Brendan Rodgers: Managers could be put off Rangers job
Celtic manager Rodgers expressed “disappointment” for former Rangers boss Mark Warburton, his assistant David Weir and head of recruitment Frank McParland after their controversial departures from Ibrox.
Rodgers claimed the good work they had done in getting Rangers into the Premiership and the Scottish Cup final had been too quickly forgotten.
After claiming the trio had resigned, something denied by Warburton, Weir and McParland, Rangers declared they would now appoint a director of football to work above a new head coach.
However, Rodgers said the “alignment” of the strategy adopted by the board was more important than the structure. In a clear reference to the suggestion that the main channel of communication between Warburton and Ibrox chairman Dave King appeared to be emails, the Celtic manager drew a contrast with his own working environment in which there was no “fragmentation”.
Hailing the regular dialogue between himself, chief executive Peter Lawwell and main shareholder Dermot Desmond, Rodgers said: “The key thing you look at as a manager before anything is the alignment at the top of the club. I came into here and I looked to see if it is aligned at the top of the club.
“In terms of the interest, that’s shareholders and their interest. Two, it’s strategy. If you don’t have that alignment, you can put in what you want, a director of football or four managers, it’s very, very tough.
“If there is alignment at that level, it will allow you to build, develop and grow. If a serious manager is looking at that, it is something that has to be right. If they think it’s workable it can be a good job.
“I came to Celtic because of the stability of the board, the intellect of the board. I knew, when I met and spoke with them, what they were about and what their interests were.

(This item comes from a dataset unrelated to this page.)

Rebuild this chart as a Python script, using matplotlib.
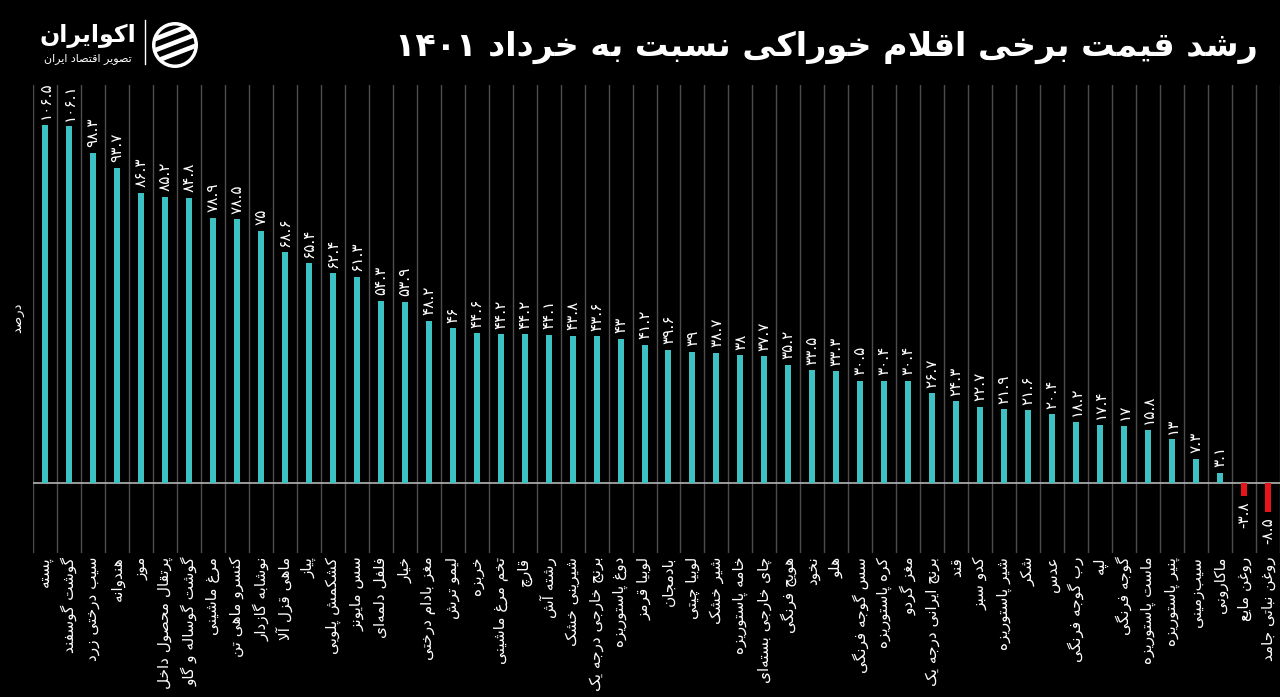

“I needed to ensure that the strategy with which I wanted to work was aligned with that. There is no big confusion. There are major shareholders at Celtic who invest in the club, but sensibly. There is consistency in how the club is run. There is no fragmented approach. It’s very simple. Peter on a day-to-day basis. Me in football. That’s it. I speak with Dermot; that’s the leadership. There is no messages on email, no nothing. It’s very simple and simplicity is the best way.”
Rodgers believes Warburton, who worked under him as academy director when he was Watford manager nine years ago, was attempting to develop the Ibrox club against a testing backdrop.
“I can’t help but feel disappointed for him and Davie and Frank,” said Rodgers.
“After the Celtic-Rangers game at Hampden, everyone was lauding the work Mark had done [as Rangers reached the Scottish Cup final in April last year].
“He had come into a difficult situation. He was trying to provide a base for the club which allows it to hopefully grow after he’d gone… and he’s then looked to build on that.
“They had a great year in the first year, imposed that style, the supporters enjoyed it, they had good success, they beat Celtic, which was a big measure for them.
“They came in this year and of course it’s been a little bit difficult. But it’s a tough league. When you are Rangers then people want to do very well against you.
“So I’m disappointed in how it ended for him because I knew his passion for Rangers and I knew how much he wanted to do well.
“I also feel for big Davie Weir who was a legend at the club. These guys were giving their lives to it.
“Frank was working under incredible restrictions in terms of players and staff. It was a difficult ask for them. So I have empathy for them.”